ALDES Middle East, a leading solutions provider for fire protection, ventilation and air distribution, has launched its Twisted range of air diffusers, which are claimed to offer unequalled comfort and perfect integration.
The high induction swirl diffusers are adapted to small and medium-sized commercial premises such as restaurants, offices, hotels, banks, small shops, nurseries, retirement homes, show-rooms and open spaces, says Gaëtan Pierrefeu, managing director of Aldes Middle East.
The diffusers are equipped with a patented system of swirl diffusion that provides added mixing capacity. Through its design, Twisted can maintain the quality of air diffusion over a wide airflow range, he says.
“Whether in high or low speed, the diffusers retain the capacity to mix the intake air with the room air ambient for greater temperature consistency and therefore optimum comfort,” he explains. “They are effective when heating and cooling and both accept high mixing rates and temperature variations over 15 deg C.”
Twisted diffusers guarantee the ceiling stays attractive and are easy to install. A single size covers a wide airflow range and the system can be adapted to variable airflow installations. It features an air exhaust diffuser model that is identical to the air supply model, providing both filtering and easy access to the filter.
Twisted 850 diffusers can be installed in place of standard 600 by 600 mm or 675 by 675 mm ceiling tiles. The integrated connecting plenum guarantees the aeraulic characteristics, despite a reduced size that has been adapted to suit modern suspended ceilings (overall depth of 300 mm), he says.
Aldes, a recognised manufacturer of solutions for improving interior air quality and comfort in commercial premises, last year launched the MR-Mono and the MR-Modulo, which are constant airflow regulators that have been designed to provide optimum air-balancing with precise, constant flow regulation.
Both models are being positioned to help address the growing demand for hygienic fresh air introduced into air-conditioning systems across the region.

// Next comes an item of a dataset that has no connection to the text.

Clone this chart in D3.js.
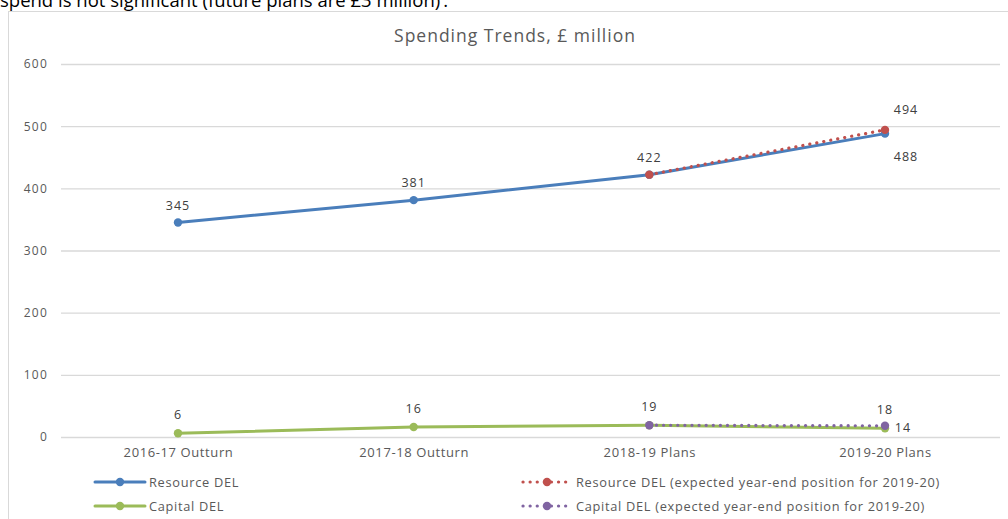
<!DOCTYPE html>
<html>
<head>
<meta charset="utf-8">
<script src="https://cdn.jsdelivr.net/npm/d3@7"></script>
<style>
  body { margin: 0; background: #fff; overflow: hidden; }
  svg { display: block; font-family: 'Open Sans', sans-serif; }
</style>
</head>
<body>
<div id="app"></div>
<script>
const categories = ['2016-17 Outturn', '2017-18 Outturn', '2018-19 Plans', '2019-20 Plans']
const resourceDel = [345, 381, 422, 488]
const capitalDel = [6, 16, 19, 14]
const resourceExpected = [null, null, 422, 494]
const capitalExpected = [null, null, 19, 18]
const yTicks = [0, 100, 200, 300, 400, 500, 600]

const config = {
  width: 1008,
  height: 519,
  grey: '#595959',
}

const series = [
  {name: 'Resource DEL', values: resourceDel, color: '#4a7ebb', dotted: false},
  {name: 'Capital DEL', values: capitalDel, color: '#9bbb59', dotted: false},
  {name: 'Resource DEL (expected year-end position for 2019-20)', values: resourceExpected, color: '#c0504d', dotted: true},
  {name: 'Capital DEL (expected year-end position for 2019-20)', values: capitalExpected, color: '#8064a2', dotted: true},
]

const draw = () => {
  const svg = d3
    .select('#app')
    .append('svg')
    .attr('width', config.width)
    .attr('height', config.height)

  // text of the document above the chart, cut off by the crop
  svg.append('text')
    .attr('x', 0)
    .attr('y', 7)
    .attr('font-family', "'Open Sans', sans-serif")
    .attr('font-size', 18.5)
    .attr('fill', '#000')
    .text('spend is not significant (future plans are £3 million)\u2019.')

  // chart frame
  svg.append('rect')
    .attr('x', 8.5)
    .attr('y', 11.5)
    .attr('width', 1000)
    .attr('height', 530)
    .attr('fill', '#fff')
    .attr('stroke', '#d9d9d9')

  svg.append('text')
    .attr('x', 515)
    .attr('y', 42)
    .attr('text-anchor', 'middle')
    .attr('font-size', 17.5)
    .attr('letter-spacing', 1)
    .attr('fill', config.grey)
    .text('Spending Trends, £ million')

  const x = d3.scalePoint().domain(categories).range([178, 885])
  const y = d3.scaleLinear().domain([0, 600]).range([437, 64])

  // gridlines
  svg.append('g')
    .selectAll('line')
    .data(yTicks)
    .join('line')
    .attr('x1', 61)
    .attr('x2', 1000)
    .attr('y1', (d) => y(d) + 0.5)
    .attr('y2', (d) => y(d) + 0.5)
    .attr('stroke', '#d9d9d9')
    .attr('stroke-width', 1.3)

  const yAxis = svg.append('g')
    .attr('transform', 'translate(48,0)')
    .call(d3.axisLeft(y).tickValues(yTicks).tickSize(0).tickPadding(0))
  yAxis.select('.domain').remove()
  yAxis.selectAll('text')
    .attr('font-size', 12)
    .attr('letter-spacing', 1.2)
    .attr('font-family', "'Open Sans', sans-serif")
    .attr('fill', config.grey)

  const xAxis = svg.append('g')
    .attr('transform', 'translate(0,448)')
    .call(d3.axisBottom(x).tickSize(0).tickPadding(0))
  xAxis.select('.domain').remove()
  xAxis.selectAll('text')
    .attr('font-size', 13)
    .attr('letter-spacing', 0.6)
    .attr('font-family', "'Open Sans', sans-serif")
    .attr('fill', config.grey)

  const line = d3
    .line()
    .defined((d) => d != null)
    .x((d, i) => x(categories[i]))
    .y((d) => y(d))

  const styleLine = (sel, s) => {
    sel.attr('fill', 'none')
      .attr('stroke', s.color)
      .attr('stroke-width', s.dotted ? 3.2 : 3)
      .attr('stroke-linecap', 'round')
      .attr('stroke-dasharray', s.dotted ? '0.1 7' : null)
  }

  // solid lines first, dotted on top
  series.forEach((s) => {
    svg.append('path').attr('d', line(s.values)).call(styleLine, s)
    svg.append('g')
      .selectAll('circle')
      .data(s.values.map((v, i) => ({v, i})).filter((d) => d.v != null))
      .join('circle')
      .attr('cx', (d) => x(categories[d.i]))
      .attr('cy', (d) => y(d.v))
      .attr('r', 4.2)
      .attr('fill', s.color)
  })

  // data labels
  const labelOffsets = {
    'Resource DEL': [[0, -13], [0, -13], null, [21, 27]],
    'Capital DEL': [[0, -14], [0, -14], null, [18, 4]],
    'Resource DEL (expected year-end position for 2019-20)': [null, null, [0, -13], [21, -16]],
    'Capital DEL (expected year-end position for 2019-20)': [null, null, [0, -14], [0, -12]],
  }
  series.forEach((s) => {
    s.values.forEach((v, i) => {
      const off = labelOffsets[s.name][i]
      if (v == null || !off) return
      svg.append('text')
        .attr('x', x(categories[i]) + off[0])
        .attr('y', y(v) + off[1])
        .attr('text-anchor', 'middle')
        .attr('font-size', 12.5)
        .attr('letter-spacing', 1)
        .attr('fill', '#404040')
        .text(v)
    })
  })

  // legend
  const legendPos = [[95, 482], [95, 506], [522, 482], [522, 506]]
  series.forEach((s, j) => {
    const [lx, ly] = legendPos[j]
    const g = svg.append('g').attr('transform', `translate(${lx},${ly})`)
    g.append('line')
      .attr('x1', s.dotted ? 1 : 0)
      .attr('x2', 50)
      .attr('y1', 0)
      .attr('y2', 0)
      .call(styleLine, s)
    g.append('circle').attr('cx', 25).attr('cy', 0).attr('r', 4.2).attr('fill', s.color)
    g.append('text')
      .attr('x', 54)
      .attr('y', 4.5)
      .attr('font-size', 12.8)
      .attr('letter-spacing', 0.7)
      .attr('font-family', "'Open Sans', sans-serif")
      .attr('fill', config.grey)
      .text(s.name)
  })
}
draw()
</script>
</body>
</html>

The MR-Mono and the MR-Modulo can fit easily into a section of circular ductwork to maintain a constant and reliable airflow within a wide range of differential pressure – 50 to 250 Pa for the standard version and 150 to 650 Pa for the high-pressure version, Pierrefeu says.
“The MR models operate on an innovative principle where the unit’s membrane inflates and deflates depending on the pressure differences between the upstream and downstream flow of the constant air-flow regulator. This later changes the cross-section of the flow and guarantees constant air-flow, regardless of aeraulic variations in the ductwork,” he explains.
Commenting on the trends in the market, Pierrefeu says: “Today, facility management is done by specialised companies. Also, following the economic crisis people have become more aware of the need to opt for products that are easy to install and maintain, hence the demand for low or no-maintenance products has gone up.”
He adds that another important trend is energy efficiency. “Modern constructions need to be airtight in order to be energy efficient. In addition to thermal comfort (heating or cooling), air-conditioning systems are now specifically sized to guarantee a supply of fresh air into the building for indoor air quality (notably in terms of oxygen content).
“Therefore, it is increasingly important to ensure that operating airflows correspond to the ones calculated for the HVAC (heating, ventilation and air-conditioning) system sizing (air balancing). Correct air balancing is key to a properly commissioned HVAC system and to avoid side effects caused by over-ventilation (noise, high temperature and high energy consumption) or by under-ventilation (poor air quality and uncomfortably cold temperatures). Our wide range of solutions for airflow balancing from the manual damper to VAV (variable air volume) boxes and the MR Modulo and MR Mono meet the market requirements,” he says.
Commenting on the market, he says: “These are truly exciting times for the Middle East’s construction industry, which is now upbeat with many of the projects stalled during the recent downturn having resumed and others in the pipeline.
“The beginning of the year was a bit slow but we can see some good prospects at the end of the year since we get involved in projects when they are structurally complete. We hired two business developers last year so we hope to get new business in the months to come.”
Aldes Middle East serves the entire region, with its focus being on the UAE, Qatar and Saudi Arabia. The company recently set up an office in Qatar.